Boost Deep Learning with Intel® Advanced Vector Extensions 512

  • Overview
  • Transcript

Learn how Intel® Advanced Vector Extensions 512 can accelerate deep learning within Intel® Xeon® Scalable processors.

Hello, my name is Alberto Villarreal. In this short video, I want to give you an introduction to a new feature in the Intel® Xeon® Scalable processor that is designed to accelerate the learning use cases. Deep learning has gained significant attention in the industry by achieving state-of-the-art results in image classification, speech recognition, language translation, object detection, and other applications. Second-generation Intel Xeon Scalable processors led to increased performance of deep learning applications, from cloud to edge devices, while using the same hardware for many other types of workloads.

This is because of new features in these processors such as Intel® Advanced Vector Extensions 512 or Intel® AVX-512, which is a set of instructions that can accelerate performance for demanding computation of tasks. Intel AVX-512 now includes Intel® AVX512-Deep Learning Boost, which has new instructions that accelerate deep learning inference workloads such as image classification, object detection, and others. Let's see how this new technology works.

Research has shown that both deep learning training and inference can be performed with lower numerical precision using 16-bit multipliers for training and 8-bit multipliers or fewer for inference with minimal to no loss in accuracy. The previous generation of Intel Xeon Scalable processors enabled lower precision for inference using the Intel AVX 512 instruction set. These instructions enable lower-precision multiplies with higher-precision accumulates. As shown in this figure, multiplying two 8-bit values and accumulating the result of 32 bits requires three instructions with the accumulation in Int32 format.

The new generation of Intel Xeon Scalable Processors now include Intel AVX-512 Deep Learning Boost, which enables 8-bit multiplies with 32-bit accumulates with one single instruction. The three instructions used in the previous generation are now fused into the new instruction. This allows for significantly more performance with less memory requirements.

We can use this new functionality in several ways. First, let me show you how to take advantage of the Intel AVX-512 Deep Learning Boost via functionality available in the Intel® Math Kernel Library for Deep Neural Networks or Intel® MKL-DNN. Intel MKL-DNN is an open-source performance library for deep learning applications intended for acceleration of deep learning frameworks on Intel architecture. It contains vectorized and threaded building blocks that you can use to implement Deep Neural Networks.

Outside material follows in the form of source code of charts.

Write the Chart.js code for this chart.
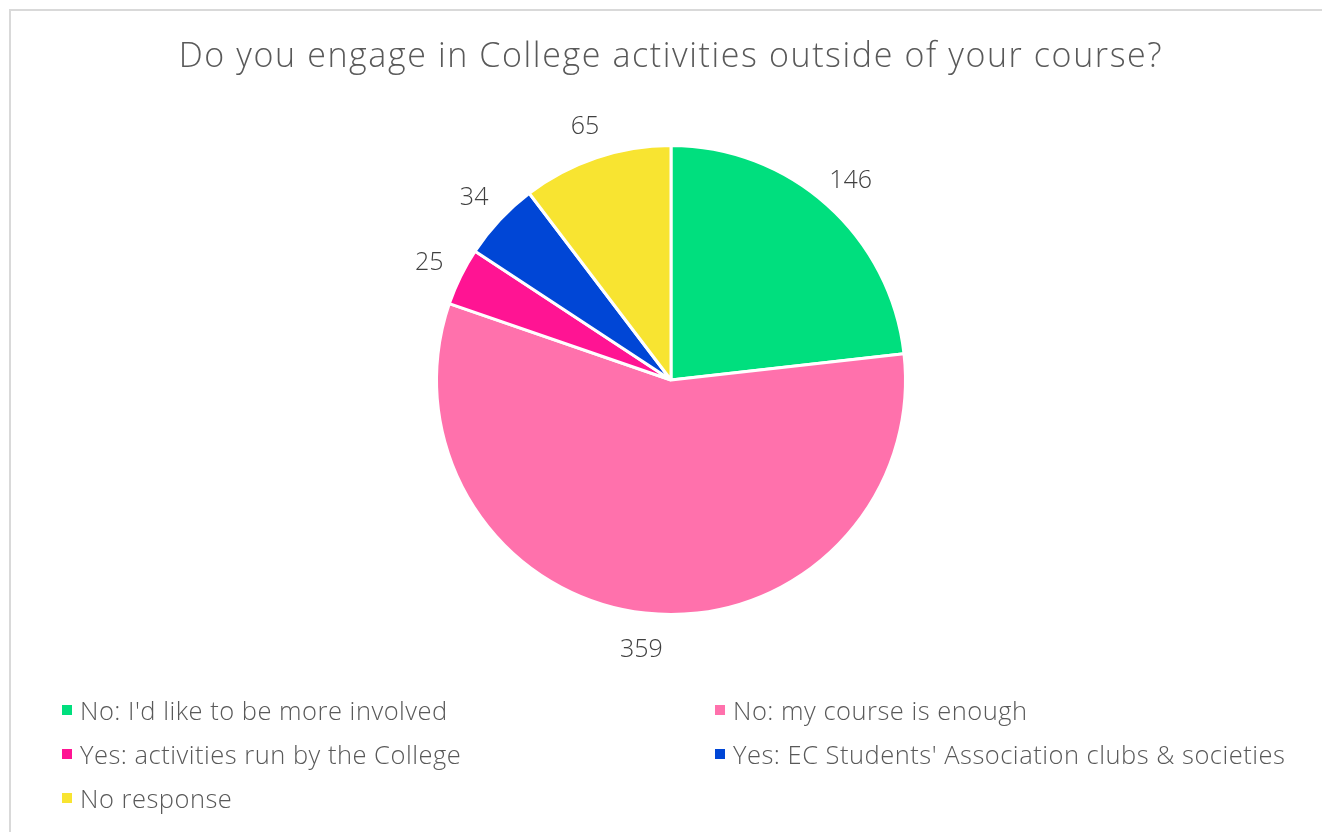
<!DOCTYPE html>
<html>
<head>
<meta charset="utf-8">
<script src="https://cdn.jsdelivr.net/npm/chart.js@4"></script>
<style>
  html, body { margin: 0; padding: 0; background: #fff; overflow: hidden; }
  body { width: 1322px; height: 832px; position: relative; font-family: "Open Sans", sans-serif; }
  .frame { position: absolute; left: 9px; top: 9px; width: 1400px; height: 900px;
           border-left: 2px solid #d9d9d9; border-top: 2px solid #d9d9d9; }
  #chartWrap { position: absolute; left: 0; top: 0; width: 1322px; height: 832px; }
  #legend { position: absolute; left: 62px; top: 693px; width: 1260px;
            display: grid; grid-template-columns: 653px auto; row-gap: 10px;
            color: #595959; font-size: 25.5px; font-weight: 300; letter-spacing: 0.5px; }
  #legend .item { display: flex; align-items: center; height: 34px; white-space: nowrap; }
  #legend .box { width: 10px; height: 10px; margin-right: 8px; flex: none; }
</style>
</head>
<body>
<div class="frame"></div>
<div id="chartWrap"><canvas id="chartPie" width="1322" height="832"></canvas></div>
<div id="legend"></div>
<script>
  const titleText = "Do you engage in College activities outside of your course?";
  const answerLabels = [
    "No: I'd like to be more involved",
    "No: my course is enough",
    "Yes: activities run by the College",
    "Yes: EC Students' Association clubs & societies",
    "No response"
  ];
  const answerCounts = [146, 359, 25, 34, 65];
  const answerColors = ["#00DF7E", "#FF71AC", "#FF1493", "#0046D6", "#F8E431"];

  // título com letras um pouco mais espaçadas
  const titleSpacing = {
    id: "titleSpacing",
    beforeDraw(chart) {
      chart.ctx.letterSpacing = "1.6px";
    },
    afterDraw(chart) {
      chart.ctx.letterSpacing = "0px";
    },
  };

  // valores fora da fatia, no ângulo médio de cada arco
  const outsideLabels = {
    id: "outsideLabels",
    afterDatasetsDraw(chart) {
      const { ctx } = chart;
      const meta = chart.getDatasetMeta(0);
      ctx.save();
      ctx.letterSpacing = "0px";
      ctx.font = '300 25px "Open Sans", sans-serif';
      ctx.fillStyle = "#404040";
      ctx.textAlign = "center";
      ctx.textBaseline = "middle";
      meta.data.forEach((arc, i) => {
        const p = arc.getProps(["x", "y", "startAngle", "endAngle", "outerRadius"], true);
        const mid = (p.startAngle + p.endAngle) / 2;
        const r = p.outerRadius + 35;
        ctx.fillText(String(answerCounts[i]), p.x + Math.cos(mid) * r, p.y + Math.sin(mid) * r + 2);
      });
      ctx.restore();
    },
  };

  new Chart(document.getElementById("chartPie"), {
    type: "pie",
    data: {
      labels: answerLabels,
      datasets: [
        {
          data: answerCounts,
          backgroundColor: answerColors,
          borderColor: "#ffffff",
          borderWidth: 3,
        },
      ],
    },
    options: {
      responsive: false,
      animation: false,
      layout: { padding: { left: 20, right: 0, top: 0, bottom: 216 } },
      plugins: {
        legend: { display: false },
        tooltip: { enabled: false },
        title: {
          display: true,
          text: titleText,
          color: "#595959",
          font: { family: "Open Sans", size: 34, weight: "300", lineHeight: 1.06 },
          padding: { top: 39, bottom: 69 },
        },
      },
    },
    plugins: [titleSpacing, outsideLabels],
  });

  // legenda em duas colunas
  const legendEl = document.getElementById("legend");
  answerLabels.forEach((label, i) => {
    const item = document.createElement("div");
    item.className = "item";
    const box = document.createElement("span");
    box.className = "box";
    box.style.background = answerColors[i];
    const txt = document.createElement("span");
    txt.textContent = label;
    item.appendChild(box);
    item.appendChild(txt);
    legendEl.appendChild(item);
  });
</script>
</body>
</html>
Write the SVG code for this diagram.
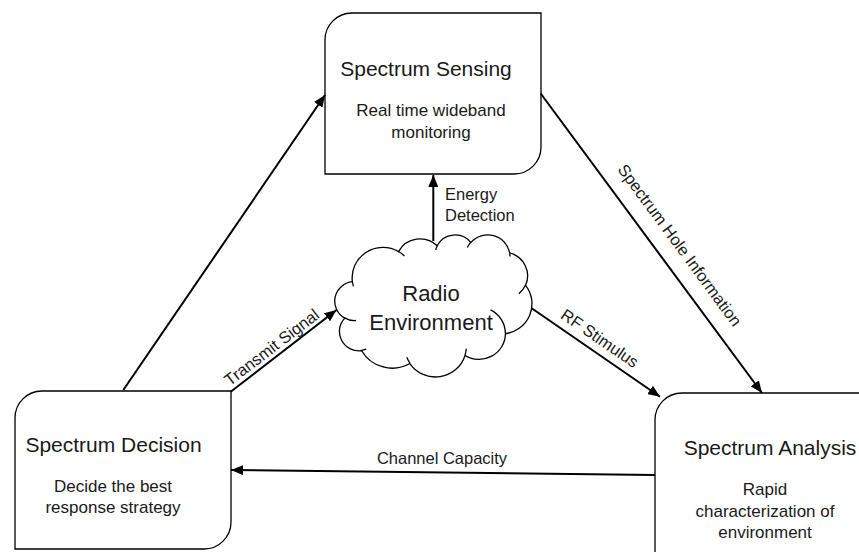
<svg xmlns="http://www.w3.org/2000/svg" width="859" height="552" viewBox="0 0 859 552">
<style>
.box{fill:#fff;stroke:#000;stroke-width:1.3}
.title{font-family:"Liberation Sans",Arial,sans-serif;font-size:21px;fill:#1a1a1a;text-anchor:middle}
.sub{font-family:"Liberation Sans",Arial,sans-serif;font-size:17px;fill:#1a1a1a;text-anchor:middle}
.lbl{font-family:"Liberation Sans",Arial,sans-serif;font-size:16.5px;fill:#1a1a1a}
.cloudtxt{font-family:"Liberation Sans",Arial,sans-serif;font-size:22px;fill:#1a1a1a;text-anchor:middle}
.conn{fill:none;stroke:#000;stroke-width:2;marker-end:url(#ah)}
</style>
<defs>
<marker id="ah" markerUnits="userSpaceOnUse" markerWidth="12" markerHeight="10" refX="12" refY="5" orient="auto">
<path d="M0,0 L12,5 L0,10 z" fill="#000"/>
</marker>
</defs>
<rect width="859" height="552" fill="#fff"/>

<g id="sensing">
<path class="box" d="M325,40 A27,27 0 0 1 352,13 H541 V147 A27,27 0 0 1 514,174 H325 Z"/>
<text class="title" x="426" y="76">Spectrum Sensing</text>
<text class="sub" x="431" y="116">Real time wideband</text>
<text class="sub" x="431" y="138">monitoring</text>
</g>

<g id="decision">
<path class="box" d="M15,418 A27,27 0 0 1 42,391 H231 V522 A27,27 0 0 1 204,549 H15 Z"/>
<text class="title" x="113.5" y="452">Spectrum Decision</text>
<text class="sub" x="113" y="492">Decide the best</text>
<text class="sub" x="113" y="513">response strategy</text>
</g>

<g id="analysis">
<path class="box" d="M655,420 A27,27 0 0 1 682,393 H871 V530 A27,27 0 0 1 844,557 H655 Z"/>
<text class="title" x="770" y="455">Spectrum Analysis</text>
<text class="sub" x="765" y="495">Rapid</text>
<text class="sub" x="765" y="517">characterization of</text>
<text class="sub" x="765" y="538">environment</text>
</g>

<g id="radio">
<path fill="#fff" stroke="#000" stroke-width="1.3" d="M352.41,281.72 A30.84,30.20 0 0 1 398.57,251.60 A24.36,23.88 0 0 1 437.16,245.78 A19.93,19.54 0 0 1 470.86,242.65 A22.18,21.67 0 0 1 509.61,252.83 A24.36,23.90 0 0 1 525.60,285.31 A30.94,30.30 0 0 1 505.43,333.74 A26.42,25.85 0 0 1 465.02,355.46 A30.84,30.28 0 0 1 409.87,363.52 A35.26,34.64 0 0 1 361.65,350.75 A19.91,19.45 0 0 1 344.79,318.15 A19.84,19.54 0 0 1 352.41,281.72 Z"/>
<path fill="none" stroke="#000" stroke-width="1.3" d="M356.03,320.52 A19.84,19.54 0 0 1 344.47,317.90 M366.24,349.18 A19.91,19.45 0 0 1 361.17,350.43 M409.86,362.95 A30.84,30.28 0 0 1 406.80,357.23 M466.25,348.69 A30.84,30.28 0 0 1 465.03,354.97 M490.47,309.93 A26.42,25.85 0 0 1 505.32,333.37 M525.49,284.95 A24.36,23.90 0 0 1 518.88,293.74 M509.63,252.33 A22.18,21.67 0 0 1 509.98,256.48 M467.40,247.49 A22.18,21.67 0 0 1 470.79,242.18 M435.72,250.01 A19.93,19.54 0 0 1 437.36,245.44 M398.54,251.56 A30.84,30.20 0 0 1 404.46,255.99 M353.45,286.38 A30.84,30.20 0 0 1 352.41,281.72"/>
<text class="cloudtxt" x="431" y="301">Radio</text>
<text class="cloudtxt" x="431" y="330">Environment</text>
</g>

<g id="connectors">
<path class="conn" d="M123.3,390 L325,95"/>
<path class="conn" d="M540.7,93.5 L762,393"/>
<path class="conn" d="M433.3,241 L433.3,175"/>
<path class="conn" d="M531.7,308.3 L660,396.7"/>
<path class="conn" d="M230.7,391.7 L336.5,310"/>
<path class="conn" d="M655,475 L231,470"/>
<text class="lbl" x="445" y="200" font-size="14.5">Energy</text>
<text class="lbl" x="445" y="221" font-size="14.5">Detection</text>
<text class="lbl" x="442" y="464" text-anchor="middle">Channel Capacity</text>
<text class="lbl" text-anchor="middle" transform="translate(271.5,347) rotate(-37.4)" y="6">Transmit Signal</text>
<text class="lbl" text-anchor="middle" transform="translate(600,338) rotate(34.6)" y="6">RF Stimulus</text>
<text class="lbl" text-anchor="middle" transform="translate(680,245) rotate(53.6)" y="6">Spectrum Hole Information</text>
</g>
</svg>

This is a good way to make use of the deep learning primitives that are already optimized to run on Intel processors. You can simply use any of the deep learning frameworks or libraries. Many are listed here with more coming soon. They use Intel MKL-DNN to benefit from the performance gains offered by Intel Deep Learning Boost.

You can also link your application to Intel MKL-DNN via C or C++ APIs. This way, you can take advantage of deep learning primitives and performance-critical functions that are already optimized to use Intel® Deep Learning Boost. This allows you to develop your own optimized software products or to optimize existing ones.

For example, let us suppose we want to use the C++ API in Intel MKL-DNN to implement a convolution with a rectified linear unit from the AlexNet topology using lower-precision primitives. This diagram shows the flow of operations and data for this example. Notice that we start performing a quantization step to get low-precision representations of data, weights, and biases for the convolution layer. Then we perform the convolution operation using lower-position, and at the end, the output of the computation is dequantized from 8-bit integers into the original floating-point format.

The source code for this example can be found in the Intel MKL-DNN repository. You can go to the main page in the repository and click on the SimpleNet example, where you can find an introduction to 8-bit integer computations, including the quantization process, which converts a given input into a lower-precision format. On this page, you will find a walkthrough of the source code that implements the convolution operation in this example, showing the different steps involved in implementation. You can use this code sample as a basis to create your own network and take advantage of the new Intel AVX-512 Deep Learning Boost functionality.

The complete source code for this example, as well as other examples, tutorials, and installation directions for Intel MKL-DNN can be downloaded from the GitHub* repository listed in the links section. The code samples that I just showed illustrate how you can use the new Intel AVX-512 Deep Learning Boost feature to accelerate your applications. Of course, you can also take advantage of these new features by using frameworks and libraries that have already been optimized for Intel AVX-512 Deep Learning Boost.

I hope this information was useful for you. Remember to check out the links provided for resources that you can use to make your artificial intelligence applications run faster. Thanks for watching.